Monday, March 23, 2009

One month, and it doesn’t look good

Ok, first things first. I made it to the one month mark. Yup, was mum’s birthday, and sure enough, she did a little not so subtle checking to see if I was still on the wagon.

“1 month and counting",” I told her confidently.

And the next day, I had a ciggy with my friends at Souled Out. Yup, it was just one, and I was resisting for about three hours prior to that, but one of them was half way through quitting as well, and she told me not to beat myself up about it, and just have one.

When I really think about it, I think she could really have been offloading a portion of the guilt to me, subconciously, not that I’m blaming her or anything. I mean, at the end of the day, I was the one who bit.

One month of non-smoking bookended by two sticks of Dunhill Lights.

And not even a week later, another. This time at Sunburst KL! I ran out of lollipops (why do girls always want lollipops from you and why do I keep offering them goshdarnit!?) and someone was rolling a ciggy.

I always said that switching to rollies was a good stepping stone to quitting, but the caveat is that for the past month, I haven’t seen a single person rolling a cigarette. Well, just so happens at Sunburt, my friend GaryJohn (who probably doesn’t even know that I’m trying to quit) was rolling up, so I ASKED HIM for one. Geez. It’s actually pretty embarassing.

Worse still, it was HARVEST! About the worst rolling tobacco there is.

Actually, that last part was a blessing in disguise. It tasted awful, not because I hadn’t smoked for a while (i smoked 5 days before, remember?), but because HARVEST is the cheapest, roughest, most godawful rolling tobacco money can buy.

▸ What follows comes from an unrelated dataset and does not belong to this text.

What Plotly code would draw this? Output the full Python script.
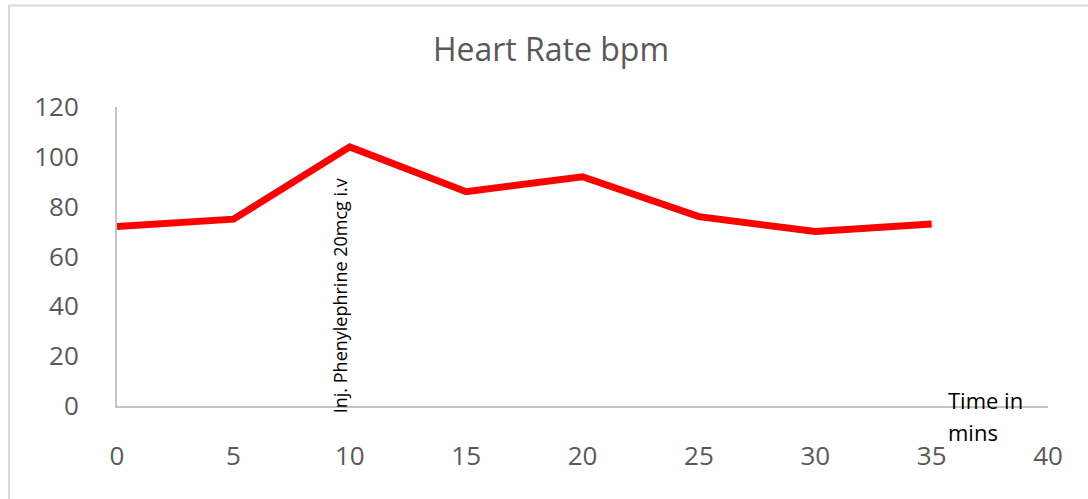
import plotly.graph_objects as go

time_min = [0, 5, 10, 15, 20, 25, 30, 35]
heart_rate = [72, 75, 104, 86, 92, 76, 70, 73]
x_ticks = [0, 5, 10, 15, 20, 25, 30, 35, 40]
y_ticks = [0, 20, 40, 60, 80, 100, 120]

W, H = 1088, 499
L, R, T, B = 117, 40, 107, 93

fig = go.Figure()
fig.add_trace(go.Scatter(x=time_min, y=heart_rate, mode="lines",
                         line=dict(color="#ff0000", width=7), showlegend=False,
                         hoverinfo="x+y"))

axis_col = "#c4c4c4"
tick_font = dict(family="Open Sans", size=26, color="#595959")
fig.update_xaxes(range=[0, 40], tickvals=x_ticks, showline=True, linecolor=axis_col,
                 linewidth=2, showgrid=False, zeroline=False, ticks="",
                 tickfont=tick_font, ticklabelstandoff=26)
fig.update_yaxes(range=[0, 120], tickvals=y_ticks, showline=True, linecolor=axis_col,
                 linewidth=2, showgrid=False, zeroline=False, ticks="",
                 tickfont=tick_font, ticklabelstandoff=31)

pw, ph = W - L - R, H - T - B
def px(xp):
    return (xp - L) / pw
def py(yp):
    return (H - B - yp) / ph

# chart frame (left and top edges visible)
fig.add_shape(type="line", xref="paper", yref="paper", x0=px(9), x1=px(9), y0=py(5), y1=py(510),
              line=dict(color="#d9d9d9", width=2))
fig.add_shape(type="line", xref="paper", yref="paper", x0=px(8), x1=px(1100), y0=py(5.5), y1=py(5.5),
              line=dict(color="#d9d9d9", width=2))

fig.add_annotation(text="Inj. Phenylephrine 20mcg i.v", x=10, y=py(415), xref="x", yref="paper",
                   textangle=-90, showarrow=False, xanchor="center", yanchor="bottom",
                   xshift=-10, font=dict(family="Open Sans", size=18, color="#000000"))
fig.add_annotation(text="Time in", x=px(946), y=py(400), xref="paper", yref="paper",
                   showarrow=False, xanchor="left", yanchor="middle",
                   font=dict(family="Open Sans", size=22, color="#000000"))
fig.add_annotation(text="mins", x=px(946), y=py(432), xref="paper", yref="paper",
                   showarrow=False, xanchor="left", yanchor="middle",
                   font=dict(family="Open Sans", size=22, color="#000000"))

fig.update_layout(
    width=W, height=H,
    margin=dict(l=L, r=R, t=T, b=B),
    paper_bgcolor="white", plot_bgcolor="white",
    title=dict(text="Heart Rate bpm", x=551 / W, xanchor="center", y=1 - 50 / H,
               yanchor="middle", yref="container",
               font=dict(family="Open Sans", size=32, color="#595959")),
)

fig.write_html("out.html", config={"displayModeBar": False},
               post_script="document.body.style.margin='0';document.body.style.overflow='hidden';")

So i smoked it to just a bit after halfway, and dumped it. Good riddance too.

 

So what’s to learn from all this?

Well, I lasted a month without much problem, so why give in now? Well, because I didn’t tell myself to last any longer. After a month, I was already pretty happy with myself, so I just sorta lost the motivation to stop.

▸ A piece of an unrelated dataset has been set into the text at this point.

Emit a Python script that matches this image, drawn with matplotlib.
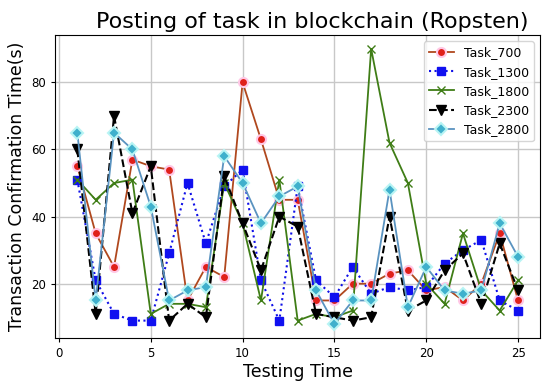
import numpy as np
import matplotlib
matplotlib.use("Agg")
import matplotlib.pyplot as plt

testing_time = list(range(1, 26))

task_700 = [55, 35, 25, 57, 55, 54, 15, 25, 22, 80, 63, 45, 45, 15, 15,
            20, 20, 23, 24, 18, 19, 15, 20, 35, 15]
task_1300 = [51, 21, 11, 9, 9, 29, 50, 32, 49, 54, 21, 9, 49, 21, 16,
             25, 17, 19, 18, 19, 26, 30, 33, 15, 12]
task_1800 = [51, 45, 50, 51, 11, 14, 14, 13, 50, 38, 15, 51, 9, 11, 10,
             12, 90, 62, 50, 20, 14, 35, 18, 12, 21]
task_2300 = [60, 11, 70, 41, 55, 9, 14, 10, 52, 38, 24, 40, 37, 11, 10,
             9, 10, 40, 12, 15, 24, 29, 14, 32, 18]
task_2800 = [65, 15, 65, 60, 43, 15, 18, 19, 58, 50, 38, 46, 49, 18, 8,
             15, 15, 48, 13, 25, 18, 17, 18, 38, 28]

fig = plt.figure(figsize=(5.5, 3.81), dpi=100)
ax = fig.add_axes([0.1005, 0.1136, 0.8815, 0.7944])

ax.plot(testing_time, task_700, color="#b0481e", marker="o", markersize=6.5,
        markerfacecolor="#e0201a", markeredgecolor="#ffc8e6", markeredgewidth=1.5,
        linewidth=1.3, label="Task_700")
ax.plot(testing_time, task_1300, color="#1010e8", linestyle=":", marker="s", markersize=6,
        markerfacecolor="#1010f0", markeredgecolor="#1010f0", linewidth=1.5,
        label="Task_1300")
ax.plot(testing_time, task_1800, color="#3f7d16", marker="x", markersize=6,
        markeredgecolor="#3f7d16", linewidth=1.3, label="Task_1800")
ax.plot(testing_time, task_2300, color="black", linestyle="--", marker="v", markersize=6.5,
        linewidth=1.5, label="Task_2300")
ax.plot(testing_time, task_2800, color="#5a93c0", marker="D", markersize=6.5,
        markerfacecolor="#3fb0cc", markeredgecolor="#b8f4f4", markeredgewidth=1.5,
        linewidth=1.3, label="Task_2800")

ax.set_title("Posting of task in blockchain (Ropsten)", fontsize=16, pad=5, x=0.53)
ax.set_xlabel("Testing Time", fontsize=12.5, labelpad=2)
ax.set_ylabel("Transaction Confirmation Time(s)", fontsize=12.5, labelpad=4)
ax.set_xticks([0, 5, 10, 15, 20, 25])
ax.set_yticks([20, 40, 60, 80])
ax.tick_params(labelsize=8.5, length=3)
ax.grid(True, color="#c8c8c8", linewidth=1)
ax.legend(loc="upper right", fontsize=9)

fig.savefig("out.png", dpi=100)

And lemme tell you, it’s not like the cravings stop. Physically, they do, but mentally, you still wonder at how easy it would be to just light one up to kill that itch.

So the lesson here is, I need goals. Same as everything in life. So here’s the goal.

TWO MONTHS from today.

May 23rd.

Here we go.

Tuesday, March 3, 2009

Another one bites the ash

Just found out yesterday that my fellow quitting buddy, Anna, has started smoking again. Worse still, she's not under any illusions about it, and has started back to full-on, buying her own cigarettes. I always thought that if you started again, you'd pinch a few first to see how it goes, disillusion yourself further, then go the full monty.

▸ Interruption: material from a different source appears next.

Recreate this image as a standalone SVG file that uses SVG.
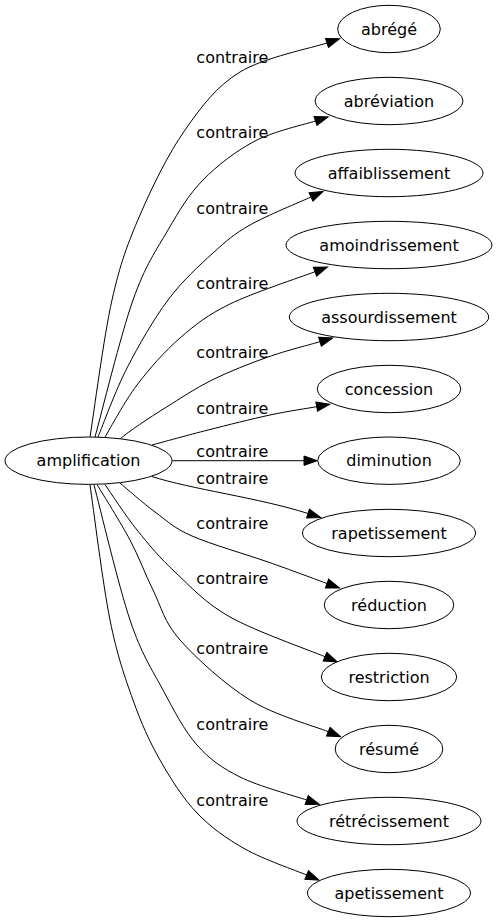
<svg xmlns="http://www.w3.org/2000/svg" width="497" height="923" viewBox="0 0 497 923">
<style>
.node ellipse{fill:#fff;stroke:#000;stroke-width:1}
text{font-family:"DejaVu Sans",Verdana,sans-serif;font-size:16px;fill:#000;text-anchor:middle}
.edge path{fill:none;stroke:#000;stroke-width:1;marker-end:url(#arrow)}
</style>
<defs>
<marker id="arrow" viewBox="0 0 14 10" refX="0" refY="5" markerWidth="14" markerHeight="10" markerUnits="userSpaceOnUse" orient="auto" overflow="visible">
<path d="M0,0.3 L13.3,5 L0,9.7 Z" fill="#000" stroke="#000" stroke-width="1"/>
</marker>
</defs>
<rect width="497" height="923" fill="#fff"/>
<g id="edges" class="edge">
<path d="M90,437 C93.7,414.2 103.7,337 112,300 C120.3,263 127.8,243.3 140,215 C152.2,186.7 168.3,153.8 185,130 C201.7,106.2 216.3,86.5 240,72 C263.7,57.5 312.5,47.8 327,43"/>
<path d="M95,437 C101.3,414.2 120.8,334.5 133,300 C145.2,265.5 156.3,250 168,230 C179.7,210 188.5,194.8 203,180 C217.5,165.2 236.3,150.8 255,141 C273.8,131.2 305.4,124.3 315.5,121"/>
<path d="M98,437 C102.8,425.5 115.3,390.8 127,368 C138.7,345.2 153.7,319.2 168,300 C182.3,280.8 199.3,265.5 213,253 C226.7,240.5 233.7,234.3 250,225 C266.3,215.7 300.8,201.7 311,197"/>
<path d="M105,437 C110.3,428.3 124.5,401.5 137,385 C149.5,368.5 164.5,351.5 180,338 C195.5,324.5 207.5,315 230,304 C252.5,293 300.8,277.1 315,271.7"/>
<path d="M120,439 C127.5,432.2 149.7,417.5 165,408 C180.3,398.5 194.8,388.5 212,380 C229.2,371.5 250,363.4 268,357 C286,350.6 311.3,344.3 320,341.7"/>
<path d="M152,445 C161.3,442.5 188.3,435 208,430 C227.7,425 251.9,418.9 270,415 C288.1,411.1 308.9,408.1 316.7,406.7"/>
<path d="M172.3,460.7 L304,460.7"/>
<path d="M152,476.5 C190,489 260,498 308,513.5"/>
<path d="M120,483 C125.8,487.8 143,503.2 155,512 C167,520.8 173.2,527.7 192,536 C210.8,544.3 245.5,554.1 268,562 C290.5,569.9 317.2,579.9 327,583.5"/>
<path d="M105,484.5 C110.3,492.1 125.3,515.4 137,530 C148.7,544.6 159.5,557.5 175,572 C190.5,586.5 205,602.9 230,617 C255,631.1 309.2,650.1 325,656.7"/>
<path d="M97.3,485 C102.8,494.2 120.7,522.5 130,540 C139.3,557.5 144.7,573.3 153,590 C161.3,606.7 163.8,621.7 180,640 C196.2,658.3 225.3,684.7 250,700 C274.7,715.3 315.3,726.4 328.3,731.7"/>
<path d="M94,485 C100,507.5 118.5,585.8 130,620 C141.5,654.2 151.8,669.2 163,690 C174.2,710.8 184.2,730.5 197,745 C209.8,759.5 221.7,767.8 240,777 C258.3,786.2 295.6,796.2 306.7,800"/>
<path d="M90,485 C93.3,507.5 102.8,584.2 110,620 C117.2,655.8 124.7,676.7 133,700 C141.3,723.3 149.3,741.2 160,760 C170.7,778.8 182.8,798.2 197,813 C211.2,827.8 226.7,838.7 245,849 C263.3,859.3 296.4,870.7 306.7,875"/>
<text x="232.3" y="62.5">contraire</text>
<text x="232.3" y="138">contraire</text>
<text x="232.3" y="213.5">contraire</text>
<text x="232.3" y="288.5">contraire</text>
<text x="232.3" y="357.5">contraire</text>
<text x="232.3" y="413.5">contraire</text>
<text x="232.3" y="457">contraire</text>
<text x="232.3" y="484">contraire</text>
<text x="232.3" y="528.5">contraire</text>
<text x="232.3" y="584">contraire</text>
<text x="232.3" y="653.5">contraire</text>
<text x="232.3" y="729.5">contraire</text>
<text x="232.3" y="806">contraire</text>
</g>
<g id="amplification" class="node"><ellipse cx="88.5" cy="460.7" rx="83.5" ry="23.7"/><text x="88.5" y="466.2">amplification</text></g>
<g id="abrege" class="node"><ellipse cx="389" cy="29" rx="51.3" ry="23.7"/><text x="389" y="34.5">abrégé</text></g>
<g id="abreviation" class="node"><ellipse cx="389" cy="101" rx="74" ry="23.7"/><text x="389" y="106.5">abréviation</text></g>
<g id="affaiblissement" class="node"><ellipse cx="389" cy="173" rx="94" ry="23.7"/><text x="389" y="178.5">affaiblissement</text></g>
<g id="amoindrissement" class="node"><ellipse cx="389" cy="245" rx="103" ry="23.7"/><text x="389" y="250.5">amoindrissement</text></g>
<g id="assourdissement" class="node"><ellipse cx="389" cy="317" rx="99.7" ry="23.7"/><text x="389" y="322.5">assourdissement</text></g>
<g id="concession" class="node"><ellipse cx="389" cy="389" rx="71.8" ry="23.7"/><text x="389" y="394.5">concession</text></g>
<g id="diminution" class="node"><ellipse cx="389" cy="460.7" rx="71.3" ry="23.7"/><text x="389" y="466.2">diminution</text></g>
<g id="rapetissement" class="node"><ellipse cx="389" cy="533" rx="86.5" ry="23.7"/><text x="389" y="538.5">rapetissement</text></g>
<g id="reduction" class="node"><ellipse cx="389" cy="605" rx="64.8" ry="23.7"/><text x="389" y="610.5">réduction</text></g>
<g id="restriction" class="node"><ellipse cx="389" cy="677" rx="67.7" ry="23.7"/><text x="389" y="682.5">restriction</text></g>
<g id="resume" class="node"><ellipse cx="389" cy="749" rx="53.8" ry="23.7"/><text x="389" y="754.5">résumé</text></g>
<g id="retrecissement" class="node"><ellipse cx="389" cy="821" rx="92" ry="23.7"/><text x="389" y="826.5">rétrécissement</text></g>
<g id="apetissement" class="node"><ellipse cx="389" cy="893" rx="81.5" ry="23.7"/><text x="389" y="898.5">apetissement</text></g>
</svg>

If you've read my earlier posts, you'll know that Anna was the one that got me thinking about quitting in the first place. She quit on New Year's Day, whereas I quit on Chap Goh Meh (End of Chinese New Year). So in effect, she's lasted aaaaalmossst 3 months. I've barely made it past a month, and I've already had a lapse.

I was actually planning on posting up some tips to help others quit, but I guess if there's one thing this is teaching me, it's that I'm not out of the woods yet.

To be honest, the news of her quitting quitting, made me think for a moment that starting again wouldn't be the worst thing to happen. Right now, despite having gone without a cigarette for three weeks (since my lapse), I'm currently suffering the worst cough I've had in a long time, and it doesn't seem to be going away. About the only benefits right now I can think of are that my voice isn't as rough, and that i have alot more space in my pockets.

That's why I'm waiting for this damn flu to end, so I can experience all the so called wonders of not smoking. Will keep you guys updated.